> EXERCISE OBJECTIVE
Write out exactly, please, every line from the beginning of the entries to the line holding "const titleText = 'Volume", and no pictures.
— Start of DATA ENTRIES —
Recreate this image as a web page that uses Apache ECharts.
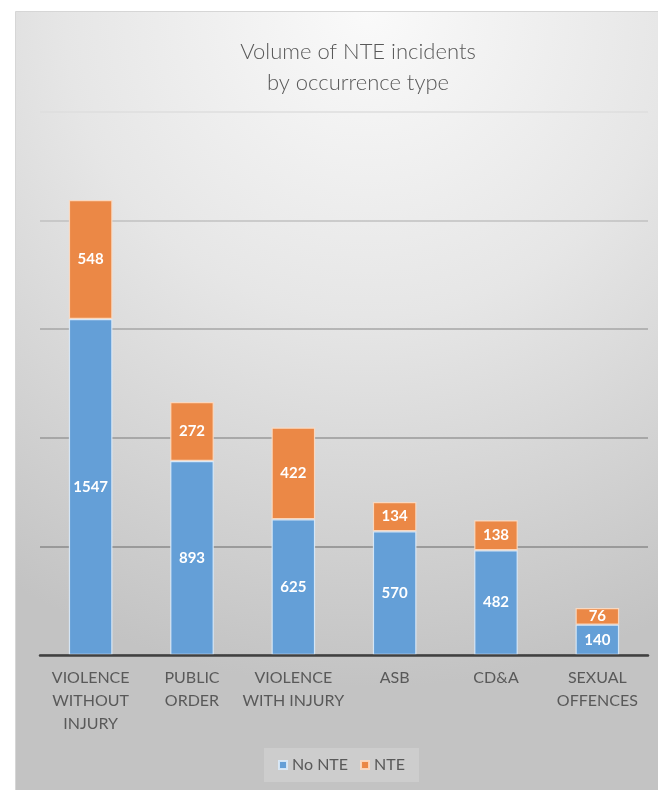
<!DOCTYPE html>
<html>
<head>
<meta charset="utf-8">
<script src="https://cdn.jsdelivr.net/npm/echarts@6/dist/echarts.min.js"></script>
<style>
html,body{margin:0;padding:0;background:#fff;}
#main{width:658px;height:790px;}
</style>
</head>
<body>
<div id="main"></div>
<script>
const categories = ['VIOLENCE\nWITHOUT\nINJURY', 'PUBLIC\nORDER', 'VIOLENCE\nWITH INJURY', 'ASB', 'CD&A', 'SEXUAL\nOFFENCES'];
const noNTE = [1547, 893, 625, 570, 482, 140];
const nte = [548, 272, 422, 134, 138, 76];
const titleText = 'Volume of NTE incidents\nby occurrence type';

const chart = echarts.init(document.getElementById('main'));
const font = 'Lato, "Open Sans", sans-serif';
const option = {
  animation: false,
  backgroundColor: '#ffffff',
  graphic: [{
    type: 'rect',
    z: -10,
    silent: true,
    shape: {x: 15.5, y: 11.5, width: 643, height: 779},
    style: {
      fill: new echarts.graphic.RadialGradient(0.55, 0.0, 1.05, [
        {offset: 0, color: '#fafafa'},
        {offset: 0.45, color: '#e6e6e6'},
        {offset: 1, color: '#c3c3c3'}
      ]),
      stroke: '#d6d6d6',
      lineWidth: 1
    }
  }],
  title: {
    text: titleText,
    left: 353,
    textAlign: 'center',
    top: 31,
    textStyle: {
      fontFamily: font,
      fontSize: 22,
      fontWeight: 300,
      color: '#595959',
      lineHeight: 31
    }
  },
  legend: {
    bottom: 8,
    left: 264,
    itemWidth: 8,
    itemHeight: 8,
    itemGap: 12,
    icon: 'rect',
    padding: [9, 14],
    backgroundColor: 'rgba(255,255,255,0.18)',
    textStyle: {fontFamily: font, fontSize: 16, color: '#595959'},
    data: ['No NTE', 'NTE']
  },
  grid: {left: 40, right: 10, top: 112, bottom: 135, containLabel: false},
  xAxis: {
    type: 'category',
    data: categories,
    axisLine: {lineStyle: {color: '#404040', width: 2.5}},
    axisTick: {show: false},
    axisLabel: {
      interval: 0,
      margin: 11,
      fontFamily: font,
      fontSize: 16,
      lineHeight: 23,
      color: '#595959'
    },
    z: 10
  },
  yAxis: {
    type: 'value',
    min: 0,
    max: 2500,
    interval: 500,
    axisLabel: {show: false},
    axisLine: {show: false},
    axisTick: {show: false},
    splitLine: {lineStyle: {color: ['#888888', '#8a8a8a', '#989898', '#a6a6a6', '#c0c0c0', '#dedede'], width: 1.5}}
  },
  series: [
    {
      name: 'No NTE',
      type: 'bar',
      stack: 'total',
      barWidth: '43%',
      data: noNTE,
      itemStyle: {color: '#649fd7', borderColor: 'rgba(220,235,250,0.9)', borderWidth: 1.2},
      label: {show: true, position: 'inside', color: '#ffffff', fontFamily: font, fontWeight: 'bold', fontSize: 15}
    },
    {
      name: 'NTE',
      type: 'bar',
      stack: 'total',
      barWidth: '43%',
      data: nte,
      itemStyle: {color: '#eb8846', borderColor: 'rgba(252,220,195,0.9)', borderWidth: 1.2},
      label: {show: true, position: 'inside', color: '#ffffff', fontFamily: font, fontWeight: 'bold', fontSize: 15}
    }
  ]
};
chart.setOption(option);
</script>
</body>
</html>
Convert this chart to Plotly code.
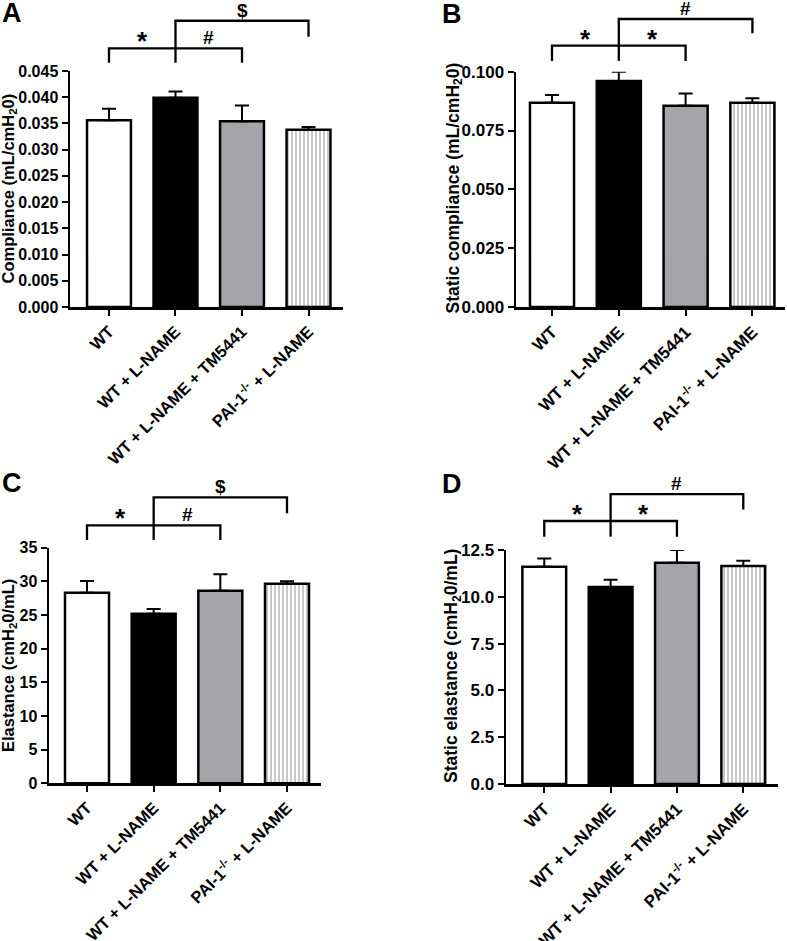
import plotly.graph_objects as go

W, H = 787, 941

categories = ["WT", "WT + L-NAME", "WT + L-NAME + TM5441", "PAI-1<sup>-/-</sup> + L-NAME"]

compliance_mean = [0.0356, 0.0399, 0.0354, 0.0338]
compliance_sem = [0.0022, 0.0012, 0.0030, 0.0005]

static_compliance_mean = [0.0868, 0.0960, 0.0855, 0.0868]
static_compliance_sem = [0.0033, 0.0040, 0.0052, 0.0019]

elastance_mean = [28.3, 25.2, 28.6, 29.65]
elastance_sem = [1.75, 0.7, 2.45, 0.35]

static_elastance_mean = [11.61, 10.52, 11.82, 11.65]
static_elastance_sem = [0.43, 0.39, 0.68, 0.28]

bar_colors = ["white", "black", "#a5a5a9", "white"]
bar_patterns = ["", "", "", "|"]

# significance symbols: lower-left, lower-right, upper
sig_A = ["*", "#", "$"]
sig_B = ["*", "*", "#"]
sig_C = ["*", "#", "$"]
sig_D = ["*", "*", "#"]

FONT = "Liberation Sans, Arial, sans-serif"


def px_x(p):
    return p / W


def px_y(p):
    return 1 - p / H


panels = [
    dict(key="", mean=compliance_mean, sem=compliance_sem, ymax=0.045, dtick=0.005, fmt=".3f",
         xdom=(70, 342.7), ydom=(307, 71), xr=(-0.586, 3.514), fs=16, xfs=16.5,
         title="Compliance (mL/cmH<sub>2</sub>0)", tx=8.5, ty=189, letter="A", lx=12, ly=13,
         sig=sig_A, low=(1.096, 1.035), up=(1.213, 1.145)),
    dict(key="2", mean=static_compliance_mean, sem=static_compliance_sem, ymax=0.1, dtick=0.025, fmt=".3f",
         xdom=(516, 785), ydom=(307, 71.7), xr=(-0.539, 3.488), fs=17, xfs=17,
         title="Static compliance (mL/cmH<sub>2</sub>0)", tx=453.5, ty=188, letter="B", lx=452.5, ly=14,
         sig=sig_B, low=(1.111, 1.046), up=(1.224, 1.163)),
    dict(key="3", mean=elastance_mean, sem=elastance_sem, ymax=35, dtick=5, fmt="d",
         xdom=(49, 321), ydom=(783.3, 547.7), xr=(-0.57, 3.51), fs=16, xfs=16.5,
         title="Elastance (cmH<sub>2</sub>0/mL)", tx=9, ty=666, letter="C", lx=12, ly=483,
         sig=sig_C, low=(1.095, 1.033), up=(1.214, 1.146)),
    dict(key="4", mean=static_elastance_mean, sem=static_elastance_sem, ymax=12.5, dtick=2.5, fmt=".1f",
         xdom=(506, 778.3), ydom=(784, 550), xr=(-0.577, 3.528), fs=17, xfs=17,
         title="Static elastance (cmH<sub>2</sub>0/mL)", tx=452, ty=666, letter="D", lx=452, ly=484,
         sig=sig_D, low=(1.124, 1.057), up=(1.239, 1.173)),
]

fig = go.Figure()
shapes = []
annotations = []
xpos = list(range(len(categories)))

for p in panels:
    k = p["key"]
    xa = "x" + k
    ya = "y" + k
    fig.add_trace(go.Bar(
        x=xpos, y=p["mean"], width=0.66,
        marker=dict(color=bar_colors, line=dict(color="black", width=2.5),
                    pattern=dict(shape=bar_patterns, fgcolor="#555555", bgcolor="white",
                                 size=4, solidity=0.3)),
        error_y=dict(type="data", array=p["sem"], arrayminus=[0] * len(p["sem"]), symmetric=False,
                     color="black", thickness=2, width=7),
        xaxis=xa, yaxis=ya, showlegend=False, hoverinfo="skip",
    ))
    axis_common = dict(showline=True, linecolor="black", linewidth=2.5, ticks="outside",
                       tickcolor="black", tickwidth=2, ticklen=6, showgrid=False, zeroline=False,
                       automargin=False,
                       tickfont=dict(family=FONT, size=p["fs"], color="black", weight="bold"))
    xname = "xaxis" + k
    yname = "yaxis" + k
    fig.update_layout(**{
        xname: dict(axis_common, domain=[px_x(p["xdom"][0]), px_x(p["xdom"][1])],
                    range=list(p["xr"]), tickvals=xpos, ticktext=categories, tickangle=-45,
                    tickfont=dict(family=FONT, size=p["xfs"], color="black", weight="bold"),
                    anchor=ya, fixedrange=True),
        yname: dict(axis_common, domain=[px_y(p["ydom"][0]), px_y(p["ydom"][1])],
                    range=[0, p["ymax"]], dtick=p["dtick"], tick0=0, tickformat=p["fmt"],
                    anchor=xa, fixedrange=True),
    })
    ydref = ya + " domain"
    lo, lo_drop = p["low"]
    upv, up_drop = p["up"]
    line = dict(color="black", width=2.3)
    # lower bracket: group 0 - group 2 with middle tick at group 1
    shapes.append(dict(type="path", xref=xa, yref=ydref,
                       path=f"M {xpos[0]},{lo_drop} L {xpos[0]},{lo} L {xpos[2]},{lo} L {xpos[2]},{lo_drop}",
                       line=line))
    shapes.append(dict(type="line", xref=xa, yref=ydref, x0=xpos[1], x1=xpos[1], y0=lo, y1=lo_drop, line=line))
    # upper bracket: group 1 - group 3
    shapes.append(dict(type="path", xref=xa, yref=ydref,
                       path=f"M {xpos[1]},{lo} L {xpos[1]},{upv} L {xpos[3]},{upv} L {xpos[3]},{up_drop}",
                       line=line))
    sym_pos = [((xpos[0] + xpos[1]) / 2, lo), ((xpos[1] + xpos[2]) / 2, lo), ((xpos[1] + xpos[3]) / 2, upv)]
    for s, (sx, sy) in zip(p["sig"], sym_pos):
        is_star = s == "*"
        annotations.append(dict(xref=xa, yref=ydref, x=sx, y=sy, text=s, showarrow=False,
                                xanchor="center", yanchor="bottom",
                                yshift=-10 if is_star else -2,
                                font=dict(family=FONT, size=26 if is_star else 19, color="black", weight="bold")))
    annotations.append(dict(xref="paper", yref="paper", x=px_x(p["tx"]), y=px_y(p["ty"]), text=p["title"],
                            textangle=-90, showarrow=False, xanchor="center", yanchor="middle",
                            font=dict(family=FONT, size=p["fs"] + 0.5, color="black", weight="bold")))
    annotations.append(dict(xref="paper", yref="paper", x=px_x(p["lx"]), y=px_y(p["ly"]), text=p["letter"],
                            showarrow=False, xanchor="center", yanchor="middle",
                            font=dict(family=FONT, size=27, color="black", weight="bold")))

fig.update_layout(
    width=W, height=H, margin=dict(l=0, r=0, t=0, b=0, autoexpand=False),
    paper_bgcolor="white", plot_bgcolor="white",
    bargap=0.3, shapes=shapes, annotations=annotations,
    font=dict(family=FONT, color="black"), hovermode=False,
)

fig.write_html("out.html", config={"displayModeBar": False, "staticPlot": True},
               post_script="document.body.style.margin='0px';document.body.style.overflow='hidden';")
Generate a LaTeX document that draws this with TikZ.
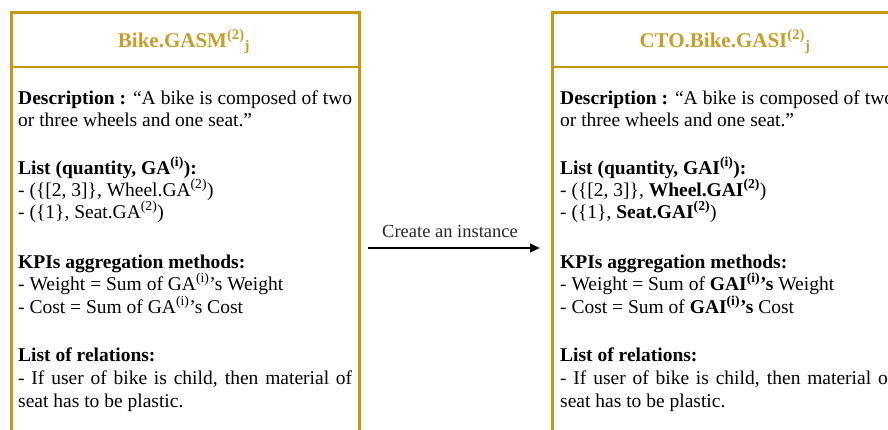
— End of DATA ENTRIES —
> FINISHED TASK
Recreate this image as a web page that uses Apache ECharts.
<!DOCTYPE html>
<html>
<head>
<meta charset="utf-8">
<script src="https://cdn.jsdelivr.net/npm/echarts@6/dist/echarts.min.js"></script>
<style>
html,body{margin:0;padding:0;background:#fff;}
#main{width:658px;height:790px;}
</style>
</head>
<body>
<div id="main"></div>
<script>
const categories = ['VIOLENCE\nWITHOUT\nINJURY', 'PUBLIC\nORDER', 'VIOLENCE\nWITH INJURY', 'ASB', 'CD&A', 'SEXUAL\nOFFENCES'];
const noNTE = [1547, 893, 625, 570, 482, 140];
const nte = [548, 272, 422, 134, 138, 76];
const titleText = 'Volume of NTE incidents\nby occurrence type';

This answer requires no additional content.